- **Entries shown**:
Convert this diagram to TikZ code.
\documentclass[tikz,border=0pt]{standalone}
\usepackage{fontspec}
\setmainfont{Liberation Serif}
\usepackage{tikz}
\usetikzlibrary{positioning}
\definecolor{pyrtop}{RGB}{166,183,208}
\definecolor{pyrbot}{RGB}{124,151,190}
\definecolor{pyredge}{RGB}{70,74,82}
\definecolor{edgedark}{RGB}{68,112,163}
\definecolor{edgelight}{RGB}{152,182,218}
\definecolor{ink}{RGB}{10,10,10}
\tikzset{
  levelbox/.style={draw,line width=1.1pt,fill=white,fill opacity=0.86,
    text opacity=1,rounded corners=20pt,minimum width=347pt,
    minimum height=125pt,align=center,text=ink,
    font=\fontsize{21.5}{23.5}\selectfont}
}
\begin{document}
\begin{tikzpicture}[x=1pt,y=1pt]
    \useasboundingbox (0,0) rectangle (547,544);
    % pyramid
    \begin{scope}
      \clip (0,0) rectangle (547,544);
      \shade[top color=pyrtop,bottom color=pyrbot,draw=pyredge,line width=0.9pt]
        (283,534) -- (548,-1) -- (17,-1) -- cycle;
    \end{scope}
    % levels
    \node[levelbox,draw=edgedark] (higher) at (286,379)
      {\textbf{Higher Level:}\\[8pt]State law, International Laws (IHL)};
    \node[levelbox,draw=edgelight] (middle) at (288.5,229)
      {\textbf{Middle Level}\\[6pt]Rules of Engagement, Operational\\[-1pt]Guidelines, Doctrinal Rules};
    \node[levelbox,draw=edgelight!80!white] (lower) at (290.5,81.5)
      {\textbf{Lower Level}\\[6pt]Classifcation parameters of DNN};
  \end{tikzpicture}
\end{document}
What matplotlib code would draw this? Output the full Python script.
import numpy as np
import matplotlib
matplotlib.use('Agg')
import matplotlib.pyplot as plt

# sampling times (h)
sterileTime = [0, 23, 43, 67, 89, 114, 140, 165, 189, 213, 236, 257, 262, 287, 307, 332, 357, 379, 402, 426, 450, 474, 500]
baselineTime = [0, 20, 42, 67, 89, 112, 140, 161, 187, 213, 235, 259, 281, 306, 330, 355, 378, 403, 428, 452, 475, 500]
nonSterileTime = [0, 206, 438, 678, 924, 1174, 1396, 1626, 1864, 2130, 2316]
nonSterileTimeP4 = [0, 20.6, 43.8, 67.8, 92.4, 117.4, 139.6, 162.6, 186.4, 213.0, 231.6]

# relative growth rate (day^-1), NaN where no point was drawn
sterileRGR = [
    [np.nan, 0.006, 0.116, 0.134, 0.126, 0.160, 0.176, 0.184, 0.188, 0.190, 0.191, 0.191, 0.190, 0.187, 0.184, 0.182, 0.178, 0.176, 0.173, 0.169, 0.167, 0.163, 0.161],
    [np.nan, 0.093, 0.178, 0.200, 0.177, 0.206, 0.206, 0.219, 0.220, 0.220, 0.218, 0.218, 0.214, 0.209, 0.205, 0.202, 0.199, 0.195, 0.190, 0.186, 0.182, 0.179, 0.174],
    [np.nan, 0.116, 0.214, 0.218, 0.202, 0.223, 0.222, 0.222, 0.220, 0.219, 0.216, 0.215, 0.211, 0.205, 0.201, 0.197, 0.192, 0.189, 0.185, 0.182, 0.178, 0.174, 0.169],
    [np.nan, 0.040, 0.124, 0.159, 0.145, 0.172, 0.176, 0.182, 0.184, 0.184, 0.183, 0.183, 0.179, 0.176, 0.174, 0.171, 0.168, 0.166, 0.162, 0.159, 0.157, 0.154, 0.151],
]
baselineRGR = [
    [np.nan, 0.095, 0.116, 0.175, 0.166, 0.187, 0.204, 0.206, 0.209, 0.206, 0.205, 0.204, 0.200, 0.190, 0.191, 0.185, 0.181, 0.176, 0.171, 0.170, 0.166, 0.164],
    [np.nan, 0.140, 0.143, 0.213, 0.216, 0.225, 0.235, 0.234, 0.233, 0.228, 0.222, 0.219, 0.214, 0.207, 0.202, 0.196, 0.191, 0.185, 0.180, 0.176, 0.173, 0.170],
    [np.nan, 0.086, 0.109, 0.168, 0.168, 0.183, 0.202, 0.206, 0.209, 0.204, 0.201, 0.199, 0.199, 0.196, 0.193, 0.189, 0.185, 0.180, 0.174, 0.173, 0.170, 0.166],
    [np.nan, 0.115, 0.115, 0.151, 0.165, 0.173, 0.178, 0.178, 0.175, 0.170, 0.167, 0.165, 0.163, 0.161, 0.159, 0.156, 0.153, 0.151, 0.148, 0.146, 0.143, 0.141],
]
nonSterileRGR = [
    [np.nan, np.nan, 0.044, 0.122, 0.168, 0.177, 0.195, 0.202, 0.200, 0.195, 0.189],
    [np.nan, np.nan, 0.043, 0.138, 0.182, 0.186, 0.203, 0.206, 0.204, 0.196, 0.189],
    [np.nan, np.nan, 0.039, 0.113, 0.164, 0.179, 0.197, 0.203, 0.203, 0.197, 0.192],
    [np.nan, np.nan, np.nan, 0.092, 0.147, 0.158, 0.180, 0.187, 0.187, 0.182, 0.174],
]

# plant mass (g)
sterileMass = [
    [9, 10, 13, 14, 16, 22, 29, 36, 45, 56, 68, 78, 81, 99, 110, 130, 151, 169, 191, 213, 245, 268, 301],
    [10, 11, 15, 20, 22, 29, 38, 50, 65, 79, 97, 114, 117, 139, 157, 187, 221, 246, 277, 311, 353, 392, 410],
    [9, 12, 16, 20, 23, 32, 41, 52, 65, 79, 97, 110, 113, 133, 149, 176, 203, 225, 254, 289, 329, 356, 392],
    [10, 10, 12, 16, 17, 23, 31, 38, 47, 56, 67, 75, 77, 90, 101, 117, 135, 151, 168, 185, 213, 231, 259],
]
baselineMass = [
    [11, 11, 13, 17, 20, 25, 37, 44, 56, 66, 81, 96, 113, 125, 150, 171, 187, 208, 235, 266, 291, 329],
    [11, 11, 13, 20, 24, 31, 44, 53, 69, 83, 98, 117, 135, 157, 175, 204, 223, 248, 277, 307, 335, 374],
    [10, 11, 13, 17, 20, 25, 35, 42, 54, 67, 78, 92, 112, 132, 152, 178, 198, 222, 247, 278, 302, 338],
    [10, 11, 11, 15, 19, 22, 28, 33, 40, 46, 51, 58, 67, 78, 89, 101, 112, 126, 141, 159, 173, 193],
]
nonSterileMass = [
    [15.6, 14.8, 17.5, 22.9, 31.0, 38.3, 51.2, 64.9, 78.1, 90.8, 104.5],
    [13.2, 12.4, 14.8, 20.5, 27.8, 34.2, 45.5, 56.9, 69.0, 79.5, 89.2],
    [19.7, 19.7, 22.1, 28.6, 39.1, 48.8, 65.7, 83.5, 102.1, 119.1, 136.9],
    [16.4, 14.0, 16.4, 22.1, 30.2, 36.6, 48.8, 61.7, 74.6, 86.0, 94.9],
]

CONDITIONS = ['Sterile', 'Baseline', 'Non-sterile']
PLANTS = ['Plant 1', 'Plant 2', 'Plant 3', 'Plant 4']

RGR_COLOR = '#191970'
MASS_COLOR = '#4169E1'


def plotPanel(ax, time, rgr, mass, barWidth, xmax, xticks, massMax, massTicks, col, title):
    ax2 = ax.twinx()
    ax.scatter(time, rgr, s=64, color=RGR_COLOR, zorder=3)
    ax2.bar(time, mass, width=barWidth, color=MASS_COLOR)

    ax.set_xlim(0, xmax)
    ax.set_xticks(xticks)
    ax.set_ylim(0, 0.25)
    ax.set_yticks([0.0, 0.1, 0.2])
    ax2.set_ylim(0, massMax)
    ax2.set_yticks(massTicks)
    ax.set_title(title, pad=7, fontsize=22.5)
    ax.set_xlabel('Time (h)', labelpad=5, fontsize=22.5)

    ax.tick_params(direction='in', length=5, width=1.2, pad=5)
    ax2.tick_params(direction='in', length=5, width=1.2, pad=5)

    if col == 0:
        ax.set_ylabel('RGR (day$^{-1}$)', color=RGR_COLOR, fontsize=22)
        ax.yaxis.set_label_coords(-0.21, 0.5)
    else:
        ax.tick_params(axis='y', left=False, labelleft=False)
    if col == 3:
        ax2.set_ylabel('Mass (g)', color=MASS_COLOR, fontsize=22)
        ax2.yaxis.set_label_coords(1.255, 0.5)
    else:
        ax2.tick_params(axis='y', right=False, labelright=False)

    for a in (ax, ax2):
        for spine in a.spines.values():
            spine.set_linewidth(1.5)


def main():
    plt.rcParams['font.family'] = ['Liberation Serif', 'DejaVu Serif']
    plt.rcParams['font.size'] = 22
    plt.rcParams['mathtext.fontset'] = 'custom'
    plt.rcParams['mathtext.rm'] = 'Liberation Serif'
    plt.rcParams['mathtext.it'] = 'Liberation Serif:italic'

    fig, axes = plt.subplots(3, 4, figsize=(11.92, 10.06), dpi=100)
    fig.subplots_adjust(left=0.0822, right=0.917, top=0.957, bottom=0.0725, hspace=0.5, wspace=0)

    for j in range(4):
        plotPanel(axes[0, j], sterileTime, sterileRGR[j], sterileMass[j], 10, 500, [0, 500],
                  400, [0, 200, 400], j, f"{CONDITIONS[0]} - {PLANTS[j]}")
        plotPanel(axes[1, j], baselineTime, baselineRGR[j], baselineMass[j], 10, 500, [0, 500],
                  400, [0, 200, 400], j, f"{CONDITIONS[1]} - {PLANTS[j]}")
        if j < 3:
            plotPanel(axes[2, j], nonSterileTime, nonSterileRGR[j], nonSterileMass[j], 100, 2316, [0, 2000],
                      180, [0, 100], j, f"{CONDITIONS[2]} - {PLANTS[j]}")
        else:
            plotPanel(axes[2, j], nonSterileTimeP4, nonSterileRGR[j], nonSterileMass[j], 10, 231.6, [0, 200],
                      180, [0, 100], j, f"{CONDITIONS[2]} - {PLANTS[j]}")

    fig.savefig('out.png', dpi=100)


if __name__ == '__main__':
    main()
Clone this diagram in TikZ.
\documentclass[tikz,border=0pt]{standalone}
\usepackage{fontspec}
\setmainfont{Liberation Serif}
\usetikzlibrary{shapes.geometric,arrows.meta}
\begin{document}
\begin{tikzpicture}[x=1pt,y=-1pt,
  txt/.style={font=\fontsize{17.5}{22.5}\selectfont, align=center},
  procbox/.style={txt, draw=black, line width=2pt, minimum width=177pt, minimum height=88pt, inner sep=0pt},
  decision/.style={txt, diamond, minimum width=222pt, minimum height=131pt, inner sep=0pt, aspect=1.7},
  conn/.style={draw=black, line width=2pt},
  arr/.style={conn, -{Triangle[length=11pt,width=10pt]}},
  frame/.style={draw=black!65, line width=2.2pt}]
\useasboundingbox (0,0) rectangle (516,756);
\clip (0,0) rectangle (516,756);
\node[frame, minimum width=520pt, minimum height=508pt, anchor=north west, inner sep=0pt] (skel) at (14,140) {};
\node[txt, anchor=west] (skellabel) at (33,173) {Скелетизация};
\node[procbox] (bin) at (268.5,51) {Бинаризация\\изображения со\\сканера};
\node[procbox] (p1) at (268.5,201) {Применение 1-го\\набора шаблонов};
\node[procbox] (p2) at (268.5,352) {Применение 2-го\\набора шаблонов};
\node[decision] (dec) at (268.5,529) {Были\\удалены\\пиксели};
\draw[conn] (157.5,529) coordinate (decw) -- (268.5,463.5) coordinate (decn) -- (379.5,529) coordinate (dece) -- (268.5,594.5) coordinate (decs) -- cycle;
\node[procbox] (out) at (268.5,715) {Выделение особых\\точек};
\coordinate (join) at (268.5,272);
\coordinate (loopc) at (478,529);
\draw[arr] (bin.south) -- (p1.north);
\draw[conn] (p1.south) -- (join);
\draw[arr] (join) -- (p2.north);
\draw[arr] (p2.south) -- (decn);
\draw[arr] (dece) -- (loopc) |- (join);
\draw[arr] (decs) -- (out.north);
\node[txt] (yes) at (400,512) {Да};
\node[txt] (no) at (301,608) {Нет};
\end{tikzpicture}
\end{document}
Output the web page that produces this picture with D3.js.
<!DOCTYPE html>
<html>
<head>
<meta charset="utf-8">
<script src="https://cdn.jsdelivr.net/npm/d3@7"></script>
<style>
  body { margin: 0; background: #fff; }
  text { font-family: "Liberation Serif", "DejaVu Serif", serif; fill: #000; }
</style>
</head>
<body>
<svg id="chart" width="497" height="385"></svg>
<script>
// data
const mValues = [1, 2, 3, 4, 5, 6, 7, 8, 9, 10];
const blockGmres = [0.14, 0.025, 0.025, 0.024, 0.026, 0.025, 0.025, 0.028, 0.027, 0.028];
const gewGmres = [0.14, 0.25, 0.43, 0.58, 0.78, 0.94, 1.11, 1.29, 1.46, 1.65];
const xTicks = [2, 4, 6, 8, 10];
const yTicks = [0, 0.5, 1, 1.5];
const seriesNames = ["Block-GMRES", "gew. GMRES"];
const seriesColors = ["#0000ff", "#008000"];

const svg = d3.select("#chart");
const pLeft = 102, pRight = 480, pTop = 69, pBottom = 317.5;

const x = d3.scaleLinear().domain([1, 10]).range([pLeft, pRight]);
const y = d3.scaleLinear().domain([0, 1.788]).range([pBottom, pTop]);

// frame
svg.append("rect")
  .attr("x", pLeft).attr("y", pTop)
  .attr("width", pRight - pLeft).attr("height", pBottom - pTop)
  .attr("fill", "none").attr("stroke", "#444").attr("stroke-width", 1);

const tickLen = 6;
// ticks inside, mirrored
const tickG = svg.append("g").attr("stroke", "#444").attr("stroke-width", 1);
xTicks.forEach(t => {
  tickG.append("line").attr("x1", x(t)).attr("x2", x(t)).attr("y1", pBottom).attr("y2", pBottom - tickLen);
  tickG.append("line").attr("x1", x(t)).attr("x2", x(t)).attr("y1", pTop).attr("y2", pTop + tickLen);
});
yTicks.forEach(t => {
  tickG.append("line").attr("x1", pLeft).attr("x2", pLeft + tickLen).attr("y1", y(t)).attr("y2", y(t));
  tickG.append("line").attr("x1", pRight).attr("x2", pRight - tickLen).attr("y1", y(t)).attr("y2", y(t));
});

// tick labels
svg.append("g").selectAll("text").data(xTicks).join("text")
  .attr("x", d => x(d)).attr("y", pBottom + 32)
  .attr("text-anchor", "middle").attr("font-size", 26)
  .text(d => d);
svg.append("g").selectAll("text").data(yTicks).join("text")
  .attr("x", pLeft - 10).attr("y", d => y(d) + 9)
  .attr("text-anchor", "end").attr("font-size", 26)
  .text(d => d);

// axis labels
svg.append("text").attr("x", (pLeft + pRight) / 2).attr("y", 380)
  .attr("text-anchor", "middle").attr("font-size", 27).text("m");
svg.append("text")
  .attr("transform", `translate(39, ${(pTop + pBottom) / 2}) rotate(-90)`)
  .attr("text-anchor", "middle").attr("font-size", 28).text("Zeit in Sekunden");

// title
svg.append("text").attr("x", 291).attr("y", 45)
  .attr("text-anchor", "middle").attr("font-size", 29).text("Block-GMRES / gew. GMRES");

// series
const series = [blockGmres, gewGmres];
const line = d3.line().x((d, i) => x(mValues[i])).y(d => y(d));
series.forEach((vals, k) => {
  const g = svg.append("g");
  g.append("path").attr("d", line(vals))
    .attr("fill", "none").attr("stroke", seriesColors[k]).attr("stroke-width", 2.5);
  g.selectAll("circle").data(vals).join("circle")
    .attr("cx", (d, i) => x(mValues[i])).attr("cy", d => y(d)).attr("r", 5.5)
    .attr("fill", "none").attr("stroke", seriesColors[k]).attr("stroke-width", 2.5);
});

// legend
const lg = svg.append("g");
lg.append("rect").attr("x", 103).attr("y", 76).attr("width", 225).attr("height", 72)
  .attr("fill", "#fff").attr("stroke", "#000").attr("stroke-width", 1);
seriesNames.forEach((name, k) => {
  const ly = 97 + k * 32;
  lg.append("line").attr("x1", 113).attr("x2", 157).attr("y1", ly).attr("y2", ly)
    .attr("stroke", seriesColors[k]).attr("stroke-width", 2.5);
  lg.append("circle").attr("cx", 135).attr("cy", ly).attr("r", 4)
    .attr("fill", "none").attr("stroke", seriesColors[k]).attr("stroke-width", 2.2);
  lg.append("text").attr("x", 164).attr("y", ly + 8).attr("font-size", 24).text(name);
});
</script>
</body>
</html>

- **Stated task**: Start at the line with "What matplotlib code" and stop after the line with "186.4, 213.0, 231.6]". Repeat exactly the lines in that range.

- **Expected output**:
What matplotlib code would draw this? Output the full Python script.
import numpy as np
import matplotlib
matplotlib.use('Agg')
import matplotlib.pyplot as plt

# sampling times (h)
sterileTime = [0, 23, 43, 67, 89, 114, 140, 165, 189, 213, 236, 257, 262, 287, 307, 332, 357, 379, 402, 426, 450, 474, 500]
baselineTime = [0, 20, 42, 67, 89, 112, 140, 161, 187, 213, 235, 259, 281, 306, 330, 355, 378, 403, 428, 452, 475, 500]
nonSterileTime = [0, 206, 438, 678, 924, 1174, 1396, 1626, 1864, 2130, 2316]
nonSterileTimeP4 = [0, 20.6, 43.8, 67.8, 92.4, 117.4, 139.6, 162.6, 186.4, 213.0, 231.6]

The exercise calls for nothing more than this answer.